Eric Kip, CEO of Blyk, told Mobile Europe that he wasn’t allowed to share where that growth had come from, but he could share a little bit more about how the company, which parted ways with one of its founders only in December, is helping its operator partners achieve results.
One finding Blyk liked is that Orange UK has seen a 35% improvement in its brand perception amongst customers receiving Blyk media. Kip said that Orange conducted its own survey of customers of its Brightstuff service, its opt-in marketing service powered by Blyk.
Customers receiving content and messages from Blyk had an improved perception of the Orange brand compared to other Orange users. Kip said this was not to do with pricing or tariffs, but to do with the value that Blyk delivers by delivering targeted messages. “My view is I think an operator becomes more of a value added service for customers than just a deliverer or supplier of voice, text and data. We add something of value that is really coming from the operator – and also build brand perception.”

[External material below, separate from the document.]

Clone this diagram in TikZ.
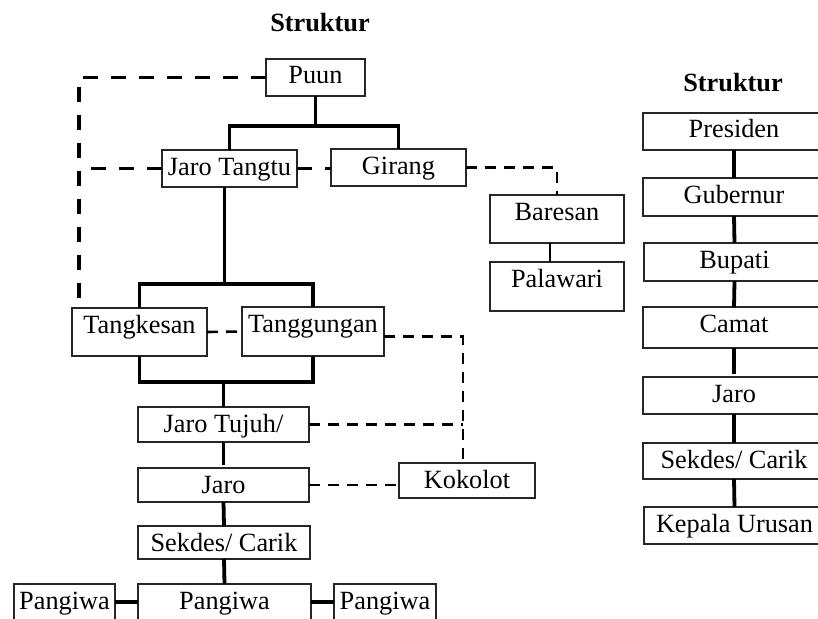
\documentclass[tikz,border=0pt]{standalone}
\usepackage{fontspec}
\setmainfont{Liberation Serif}
\usetikzlibrary{calc}

\tikzset{
  tbox/.style={draw=black!85, line width=1.2bp, inner xsep=0pt, inner ysep=0pt,
    outer sep=0pt, text height=25bp, anchor=north west, align=center,
    font=\fontsize{26.3bp}{30bp}\selectfont},
  heading/.style={anchor=base, inner sep=0pt,
    font=\fontsize{26.3bp}{30bp}\selectfont\bfseries},
  solidthick/.style={line width=3.8bp, line cap=butt, line join=miter},
  solidthin/.style={line width=1.3bp},
  dashthick/.style={line width=3.3bp, dash pattern=on 15bp off 13bp},
  dashmid/.style={line width=2.6bp, dash pattern=on 11bp off 8bp},
  dashthin/.style={line width=2.1bp, dash pattern=on 11bp off 8bp},
}

\begin{document}
\begin{tikzpicture}[x=1bp, y=-1bp]
  \useasboundingbox (0,0) rectangle (818,619);
  \fill[white] (0,0) rectangle (818,619);
  \clip (0,0) rectangle (818,619);

  % headings
  \node[heading] (headA) at (320,32) {Struktur};
  \node[heading] (headB) at (733,92) {Struktur};

  % traditional structure
  \node[tbox, minimum width=99bp,  text depth=12bp] (puun)   at (266,59)  {Puun};
  \node[tbox, minimum width=135bp, text depth=12bp] (jt)     at (162,150) {Jaro Tangtu};
  \node[tbox, minimum width=135bp, text depth=12bp] (girang) at (331,149) {Girang};
  \node[tbox, minimum width=134bp, text depth=23bp] (bares)  at (490,195) {Baresan};
  \node[tbox, minimum width=134bp, text depth=24bp] (palaw)  at (490,262) {Palawari};
  \node[tbox, minimum width=135bp, text depth=23bp] (tk)     at (72,308)  {Tangkesan};
  \node[tbox, minimum width=142bp, text depth=24bp] (tg)     at (242,307) {Tanggungan};
  \node[tbox, minimum width=171bp, text depth=10bp] (jt7)    at (138,407) {Jaro Tujuh/};
  \node[tbox, minimum width=171bp, text depth=9bp]  (jaro)   at (138,468) {Jaro};
  \node[tbox, minimum width=136bp, text depth=10bp] (kok)    at (399,463) {Kokolot};
  \node[tbox, minimum width=172bp, text depth=8bp]  (sek)    at (138,526) {Sekdes/ Carik};
  \node[tbox, minimum width=173bp, text depth=31bp] (pc)     at (138,584) {Pangiwa};
  \node[tbox, minimum width=101bp, text depth=31bp] (pl)     at (14,584)  {Pangiwa};
  \node[tbox, minimum width=102bp, text depth=31bp] (pr)     at (334,584) {Pangiwa};

  % government structure
  \node[tbox, minimum width=182bp, text depth=12bp] (pres)  at (643,113) {Presiden};
  \node[tbox, minimum width=182bp, text depth=13bp] (gub)   at (643,178) {Gubernur};
  \node[tbox, minimum width=181bp, text depth=13bp] (bup)   at (644,243) {Bupati};
  \node[tbox, minimum width=182bp, text depth=16bp] (cam)   at (643,307) {Camat};
  \node[tbox, minimum width=182bp, text depth=12bp] (jaroB) at (643,377) {Jaro};
  \node[tbox, minimum width=182bp, text depth=11bp] (sekB)  at (643,443) {Sekdes/ Carik};
  \node[tbox, minimum width=181bp, text depth=12bp] (kep)   at (644,507) {Kepala Urusan};

  % helper coordinates for buses and bends
  \coordinate (busA) at (0,126);
  \coordinate (busB) at (0,284);
  \coordinate (busC) at (0,382);
  \coordinate (loopx) at (79,0);
  \coordinate (kokx) at (463,0);
  \coordinate (pbar) at (0,602);

  % solid hierarchy lines
  \draw[solidthick] (puun.south) -- (puun.south |- busA);
  \draw[solidthick] (jt.north) |- (girang.north |- busA) -- (girang.north);
  \draw[solidthick] ([xshift=-5bp]jt.south) -- ([xshift=-5bp]jt.south |- busB);
  \draw[solidthick] (tk.north) |- (tg.north |- busB) -- (tg.north);
  \draw[solidthick] (tk.south) |- (tg.south |- busC) -- (tg.south);
  \draw[solidthick] (jt7.north) -- (jt7.north |- busC);
  \draw[solidthick] (jt7.south) -- ([yshift=3bp]jaro.north);
  \draw[solidthick] (jaro.south) -- (sek.north);
  \draw[solidthick] (sek.south) -- (pc.north);
  \draw[solidthick] (pl.east |- pbar) -- (pc.west |- pbar);
  \draw[solidthick] (pc.east |- pbar) -- (pr.west |- pbar);
  \draw[solidthin] ([xshift=-7bp]bares.south) -- ([xshift=-7bp]palaw.north);

  \draw[solidthick] (pres.south) -- (gub.north);
  \draw[solidthick] (gub.south) -- (bup.north);
  \draw[solidthick] (bup.south) -- (cam.north);
  \draw[solidthick] (cam.south) -- ([yshift=3bp]jaroB.north);
  \draw[solidthick] (jaroB.south) -- (sekB.north);
  \draw[solidthick] (sekB.south) -- (kep.north);

  % dashed coordination lines
  \draw[dashthick] (puun.west) -| (loopx |- tk.north);
  \draw[dashthick] (jt.west) -- (loopx |- jt.west);
  \draw[dashthick] (jt.east) -- (girang.west |- jt.east);
  \draw[dashmid] (girang.east) -| (bares.north);
  \draw[dashmid] (tk.east) -- (tg.west);
  \draw[dashthin] ([yshift=-5bp]tg.east) -| (kokx |- kok.north);
  \draw[dashmid] (jt7.east) -- (kokx |- jt7.east);
  \draw[dashmid] (jaro.east) -- (kok.west |- jaro.east);
\end{tikzpicture}
\end{document}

Customers of Brightstuff can build a “totem pole” of what they like, choosing which sorts of messages they would like to receive. Blyk claims that this approach drives very high response rates. Kip said that the lowest response rate it achieves per message is “something like” 20%, with some campaigns achieving 50-65% response rates amongst users.
So does Kip think that this success rate could be expanded beyond Blyk’s core youth audience? Operators such as Telefonica and Telenor are setting up dedicated digital units that are likely to have opt-in and location based advertising form a key part of their portofolio. Could Blyk’s partners be in a position to expand Blyk’s reach top create their own enhanced digital media presence?

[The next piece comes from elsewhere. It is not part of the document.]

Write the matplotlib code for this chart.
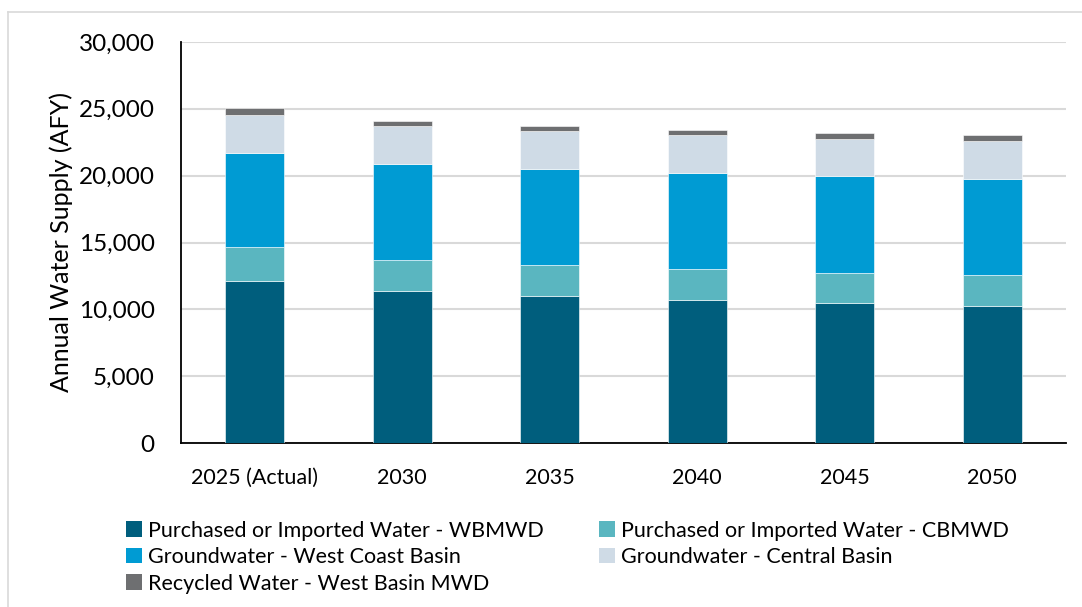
import matplotlib
matplotlib.use("Agg")
import matplotlib.pyplot as plt
from matplotlib.patches import Patch
from matplotlib.ticker import FuncFormatter, MultipleLocator
import numpy as np

# Projected supply by source (acre-feet per year)
years = ["2025 (Actual)", "2030", "2035", "2040", "2045", "2050"]
purchased_wbmwd = [12110, 11370, 10990, 10670, 10470, 10250]
purchased_cbmwd = [2520, 2290, 2290, 2320, 2270, 2290]
gw_west_coast = [7100, 7210, 7220, 7210, 7210, 7240]
gw_central = [2830, 2840, 2840, 2840, 2830, 2850]
recycled_wbmwd = [500, 390, 410, 390, 430, 430]

series = [
    ("Purchased or Imported Water - WBMWD", purchased_wbmwd, "#005E7D"),
    ("Purchased or Imported Water - CBMWD", purchased_cbmwd, "#5AB6C0"),
    ("Groundwater - West Coast Basin", gw_west_coast, "#009BD3"),
    ("Groundwater - Central Basin", gw_central, "#CFDBE6"),
    ("Recycled Water - West Basin MWD", recycled_wbmwd, "#6E6F71"),
]

plt.rcParams["font.family"] = ["Lato", "DejaVu Sans"]

W, H = 1082, 607
fig = plt.figure(figsize=(W / 100, H / 100), dpi=100)
ax = fig.add_axes([181 / W, 1 - 443 / H, (1066 - 181) / W, (443 - 42) / H])

x = np.arange(len(years))
bottom = np.zeros(len(years))
handles = {}
for label, vals, color in series:
    vals = np.array(vals, dtype=float)
    ax.bar(x, vals, width=0.4, bottom=bottom, color=color,
           edgecolor="white", linewidth=0.4, zorder=3)
    bottom += vals
    handles[label] = Patch(facecolor=color, edgecolor="none")

ax.set_xlim(-0.5, len(years) - 0.5)
ax.set_ylim(0, 30000)
ax.yaxis.set_major_locator(MultipleLocator(5000))
ax.yaxis.set_major_formatter(FuncFormatter(lambda v, p: f"{int(v):,}"))
ax.set_xticks(x)
ax.set_xticklabels(years)
ax.tick_params(axis="y", length=0, pad=19, labelsize=17.5, colors="black")
ax.tick_params(axis="x", length=0, pad=18, labelsize=15.5)
ax.grid(axis="y", color="#D9D9D9", linewidth=1.5, zorder=0)
ax.set_axisbelow(True)
for side in ("top", "right"):
    ax.spines[side].set_visible(False)
for side in ("left", "bottom"):
    ax.spines[side].set_color("black")
    ax.spines[side].set_linewidth(1.3)

ax.set_ylabel("Annual Water Supply (AFY)", fontsize=18, labelpad=4)

# Legend filled column-wise, so order entries to read row by row
order = [0, 2, 4, 1, 3]
labels = [series[i][0] for i in order]
fig.legend([handles[l] for l in labels], labels, loc="upper left",
           bbox_to_anchor=(117 / W, 1 - 512 / H), ncol=2, frameon=False,
           fontsize=15.5, handlelength=0.75, handleheight=0.75, handletextpad=0.3,
           columnspacing=2.55, labelspacing=0.3, borderaxespad=0)

# Thin outer frame lines along the top and left
fig.add_artist(plt.Line2D([8 / W, 1], [1 - 12 / H, 1 - 12 / H], color="#D9D9D9",
                          linewidth=1.2, transform=fig.transFigure))
fig.add_artist(plt.Line2D([8 / W, 8 / W], [0, 1 - 12 / H], color="#D9D9D9",
                          linewidth=1.2, transform=fig.transFigure))

fig.savefig("out.png", dpi=100)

Kip confirmed that Blyk has moved from concentrating from the young (16-24) to the “young at heart”, and also that Blyk has received requests from other operators to look at specific groups, tailoring packages for groups that would be willing to receive specific types of packages. Certainly, there is increasing evidence that mobile advertising and marketing, from within an operator or from other networks, is on the increase.
InMobi and Buzz City both released quarterly metrics this week showing growth in European markets. For instance, ad impressions on Buzz City’s network from French mobile users grew 163% in Q4 2011. InMobi, meanwhile, claimed a 358% increase in European mobile ad impressions over the course of the last year. And there was an interesting nugget from Buzz City as well, who reckoned that “mature” (over 35!) users were driving much of that growth.

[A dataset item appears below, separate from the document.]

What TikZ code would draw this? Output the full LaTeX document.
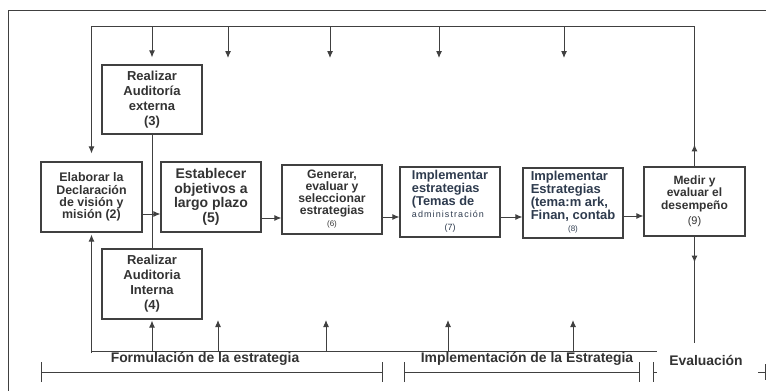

I think that’s interesting because, as mentioned, there is a clear drive amongst operators to open up their customer bases to media, marketing and advertising campaigns. Genuine opt-in campaigns, delivered to interested audiences, have the potential not just to boost revenues for operators, but to increase their own brand perception. Sloppy ones, of course, ruin it.
But if Blyk, Buzz City and InMobi are pointing us in the right direction the mobile marketing and advertising opportunity, for so long “next year’s big thing for operators”, may genuinely be approaching.